## Task to carry out
Give the lines of the material verbatim, from the first line to the line with "const freqMinorTicks = [1500, 2500, 3500];", including both.

## Dataset content
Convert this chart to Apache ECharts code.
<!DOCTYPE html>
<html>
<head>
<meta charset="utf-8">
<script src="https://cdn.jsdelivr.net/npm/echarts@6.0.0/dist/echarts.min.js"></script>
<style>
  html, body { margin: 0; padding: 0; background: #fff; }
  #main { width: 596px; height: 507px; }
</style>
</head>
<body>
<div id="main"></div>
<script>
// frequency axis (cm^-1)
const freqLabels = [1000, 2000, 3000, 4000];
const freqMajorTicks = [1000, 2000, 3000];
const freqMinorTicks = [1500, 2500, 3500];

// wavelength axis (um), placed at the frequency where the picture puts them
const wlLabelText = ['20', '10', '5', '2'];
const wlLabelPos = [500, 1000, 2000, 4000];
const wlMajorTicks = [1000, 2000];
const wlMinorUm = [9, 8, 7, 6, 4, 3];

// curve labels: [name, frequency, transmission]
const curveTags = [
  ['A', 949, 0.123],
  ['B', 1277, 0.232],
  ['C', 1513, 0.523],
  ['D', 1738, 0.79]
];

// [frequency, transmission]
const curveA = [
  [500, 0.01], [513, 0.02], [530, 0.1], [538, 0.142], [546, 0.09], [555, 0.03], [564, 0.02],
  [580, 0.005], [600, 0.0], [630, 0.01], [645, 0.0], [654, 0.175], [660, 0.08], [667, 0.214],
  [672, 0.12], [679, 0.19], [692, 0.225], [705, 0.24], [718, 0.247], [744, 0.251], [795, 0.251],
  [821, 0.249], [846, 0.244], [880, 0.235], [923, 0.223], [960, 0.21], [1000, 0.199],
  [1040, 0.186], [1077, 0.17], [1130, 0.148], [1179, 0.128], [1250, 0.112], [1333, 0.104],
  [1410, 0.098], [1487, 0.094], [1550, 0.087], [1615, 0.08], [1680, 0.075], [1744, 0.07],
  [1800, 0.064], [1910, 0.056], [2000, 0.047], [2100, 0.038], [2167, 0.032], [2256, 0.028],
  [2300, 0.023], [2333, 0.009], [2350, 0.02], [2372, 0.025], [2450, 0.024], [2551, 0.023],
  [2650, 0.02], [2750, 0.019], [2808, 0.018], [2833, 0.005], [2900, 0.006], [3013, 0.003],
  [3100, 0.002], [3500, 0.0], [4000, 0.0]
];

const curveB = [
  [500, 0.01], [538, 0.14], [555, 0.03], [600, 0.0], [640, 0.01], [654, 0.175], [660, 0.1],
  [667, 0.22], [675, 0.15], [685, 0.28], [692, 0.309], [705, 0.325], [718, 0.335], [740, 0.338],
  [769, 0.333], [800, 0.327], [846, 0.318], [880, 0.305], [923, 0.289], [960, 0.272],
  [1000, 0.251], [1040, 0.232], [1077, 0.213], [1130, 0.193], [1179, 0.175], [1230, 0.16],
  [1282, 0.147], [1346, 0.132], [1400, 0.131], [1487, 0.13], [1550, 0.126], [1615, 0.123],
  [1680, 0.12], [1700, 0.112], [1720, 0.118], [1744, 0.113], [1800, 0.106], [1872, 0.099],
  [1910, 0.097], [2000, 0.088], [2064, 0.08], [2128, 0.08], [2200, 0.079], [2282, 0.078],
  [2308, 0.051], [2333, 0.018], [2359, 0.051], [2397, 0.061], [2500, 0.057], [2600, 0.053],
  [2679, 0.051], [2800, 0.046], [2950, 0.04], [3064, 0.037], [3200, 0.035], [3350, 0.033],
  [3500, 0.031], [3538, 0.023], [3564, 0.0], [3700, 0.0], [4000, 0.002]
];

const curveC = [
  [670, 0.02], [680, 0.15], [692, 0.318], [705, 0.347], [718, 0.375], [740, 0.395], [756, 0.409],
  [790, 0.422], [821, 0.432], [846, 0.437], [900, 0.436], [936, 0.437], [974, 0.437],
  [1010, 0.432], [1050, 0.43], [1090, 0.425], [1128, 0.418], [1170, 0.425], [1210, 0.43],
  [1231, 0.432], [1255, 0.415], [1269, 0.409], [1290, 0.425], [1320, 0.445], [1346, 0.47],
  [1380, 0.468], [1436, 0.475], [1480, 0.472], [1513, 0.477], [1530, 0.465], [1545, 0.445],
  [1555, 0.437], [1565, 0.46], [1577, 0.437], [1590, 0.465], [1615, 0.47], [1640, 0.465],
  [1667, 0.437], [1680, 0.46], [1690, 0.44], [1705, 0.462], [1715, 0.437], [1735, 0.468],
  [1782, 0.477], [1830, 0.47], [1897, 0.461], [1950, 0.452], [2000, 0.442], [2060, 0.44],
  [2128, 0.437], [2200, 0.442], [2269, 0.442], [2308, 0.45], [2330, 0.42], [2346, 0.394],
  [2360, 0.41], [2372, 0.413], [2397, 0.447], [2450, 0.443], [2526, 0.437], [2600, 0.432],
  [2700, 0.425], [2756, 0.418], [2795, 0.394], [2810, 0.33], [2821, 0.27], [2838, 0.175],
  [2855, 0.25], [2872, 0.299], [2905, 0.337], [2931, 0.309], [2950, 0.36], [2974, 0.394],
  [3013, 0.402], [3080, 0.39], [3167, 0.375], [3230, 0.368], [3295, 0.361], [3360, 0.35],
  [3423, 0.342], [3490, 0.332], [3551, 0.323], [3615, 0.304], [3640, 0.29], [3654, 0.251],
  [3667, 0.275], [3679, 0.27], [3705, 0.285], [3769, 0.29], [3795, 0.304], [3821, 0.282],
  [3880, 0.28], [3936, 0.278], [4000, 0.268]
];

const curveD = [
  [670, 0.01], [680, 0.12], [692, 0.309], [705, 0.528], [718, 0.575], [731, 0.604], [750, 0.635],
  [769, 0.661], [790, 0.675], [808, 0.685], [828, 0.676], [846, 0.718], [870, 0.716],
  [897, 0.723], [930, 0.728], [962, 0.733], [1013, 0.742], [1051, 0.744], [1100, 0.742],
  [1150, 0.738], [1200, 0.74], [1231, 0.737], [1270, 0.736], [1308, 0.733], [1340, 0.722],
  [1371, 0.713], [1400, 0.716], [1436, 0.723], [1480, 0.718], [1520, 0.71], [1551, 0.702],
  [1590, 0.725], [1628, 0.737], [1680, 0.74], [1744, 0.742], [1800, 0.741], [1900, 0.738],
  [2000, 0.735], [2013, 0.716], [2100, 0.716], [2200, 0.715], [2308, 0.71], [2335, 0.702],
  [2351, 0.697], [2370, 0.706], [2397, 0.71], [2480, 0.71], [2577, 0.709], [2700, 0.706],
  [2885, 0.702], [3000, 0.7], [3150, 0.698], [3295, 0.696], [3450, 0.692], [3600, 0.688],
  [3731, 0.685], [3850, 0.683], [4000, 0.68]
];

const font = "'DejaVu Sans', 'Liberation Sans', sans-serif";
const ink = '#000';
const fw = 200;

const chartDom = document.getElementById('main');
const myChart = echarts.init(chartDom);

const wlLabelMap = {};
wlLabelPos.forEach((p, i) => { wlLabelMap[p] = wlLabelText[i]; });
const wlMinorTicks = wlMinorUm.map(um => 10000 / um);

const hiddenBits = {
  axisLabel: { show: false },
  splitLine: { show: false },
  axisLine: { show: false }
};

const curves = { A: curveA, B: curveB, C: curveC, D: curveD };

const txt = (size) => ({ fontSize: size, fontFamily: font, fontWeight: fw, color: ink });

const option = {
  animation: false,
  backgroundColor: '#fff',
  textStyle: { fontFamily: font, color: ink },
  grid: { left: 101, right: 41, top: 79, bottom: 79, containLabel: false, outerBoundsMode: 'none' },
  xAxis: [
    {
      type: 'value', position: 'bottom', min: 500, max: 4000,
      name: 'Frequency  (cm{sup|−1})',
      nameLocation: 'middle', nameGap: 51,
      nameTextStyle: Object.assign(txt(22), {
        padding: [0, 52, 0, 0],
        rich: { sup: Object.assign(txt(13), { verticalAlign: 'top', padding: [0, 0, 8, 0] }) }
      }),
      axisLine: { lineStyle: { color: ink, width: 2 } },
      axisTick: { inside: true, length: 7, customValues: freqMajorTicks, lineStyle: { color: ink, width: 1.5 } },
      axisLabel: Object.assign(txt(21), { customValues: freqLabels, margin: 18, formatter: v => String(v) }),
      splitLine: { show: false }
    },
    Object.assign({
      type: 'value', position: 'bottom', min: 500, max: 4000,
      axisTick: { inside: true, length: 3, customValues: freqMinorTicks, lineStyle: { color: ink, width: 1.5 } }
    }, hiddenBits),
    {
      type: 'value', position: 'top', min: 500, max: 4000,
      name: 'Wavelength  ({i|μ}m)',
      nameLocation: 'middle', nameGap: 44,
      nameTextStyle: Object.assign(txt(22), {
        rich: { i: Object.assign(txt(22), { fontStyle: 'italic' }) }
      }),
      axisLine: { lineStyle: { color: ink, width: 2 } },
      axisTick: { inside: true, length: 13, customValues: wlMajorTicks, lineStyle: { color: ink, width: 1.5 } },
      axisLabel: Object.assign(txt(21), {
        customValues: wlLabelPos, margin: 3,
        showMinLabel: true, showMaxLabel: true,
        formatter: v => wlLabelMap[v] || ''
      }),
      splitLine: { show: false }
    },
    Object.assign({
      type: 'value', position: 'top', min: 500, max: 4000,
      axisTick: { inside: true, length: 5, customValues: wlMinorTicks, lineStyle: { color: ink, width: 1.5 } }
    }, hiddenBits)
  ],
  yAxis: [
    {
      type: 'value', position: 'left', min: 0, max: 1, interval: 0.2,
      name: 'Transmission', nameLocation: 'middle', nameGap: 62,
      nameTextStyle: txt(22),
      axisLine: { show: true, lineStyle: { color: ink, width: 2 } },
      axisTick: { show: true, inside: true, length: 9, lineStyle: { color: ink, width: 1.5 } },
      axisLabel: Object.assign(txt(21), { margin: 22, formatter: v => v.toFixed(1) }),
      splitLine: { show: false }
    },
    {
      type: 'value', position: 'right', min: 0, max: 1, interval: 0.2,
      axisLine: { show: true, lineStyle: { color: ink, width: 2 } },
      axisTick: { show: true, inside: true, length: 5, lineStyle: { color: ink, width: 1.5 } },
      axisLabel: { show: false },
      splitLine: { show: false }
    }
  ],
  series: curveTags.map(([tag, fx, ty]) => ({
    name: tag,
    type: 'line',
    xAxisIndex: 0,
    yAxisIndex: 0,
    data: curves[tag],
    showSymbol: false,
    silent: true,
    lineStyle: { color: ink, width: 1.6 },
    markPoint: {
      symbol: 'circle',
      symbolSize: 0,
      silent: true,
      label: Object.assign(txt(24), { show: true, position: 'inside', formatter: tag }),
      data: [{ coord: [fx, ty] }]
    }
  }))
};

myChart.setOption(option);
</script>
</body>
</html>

## Final result
Convert this chart to Apache ECharts code.
<!DOCTYPE html>
<html>
<head>
<meta charset="utf-8">
<script src="https://cdn.jsdelivr.net/npm/echarts@6.0.0/dist/echarts.min.js"></script>
<style>
  html, body { margin: 0; padding: 0; background: #fff; }
  #main { width: 596px; height: 507px; }
</style>
</head>
<body>
<div id="main"></div>
<script>
// frequency axis (cm^-1)
const freqLabels = [1000, 2000, 3000, 4000];
const freqMajorTicks = [1000, 2000, 3000];
const freqMinorTicks = [1500, 2500, 3500];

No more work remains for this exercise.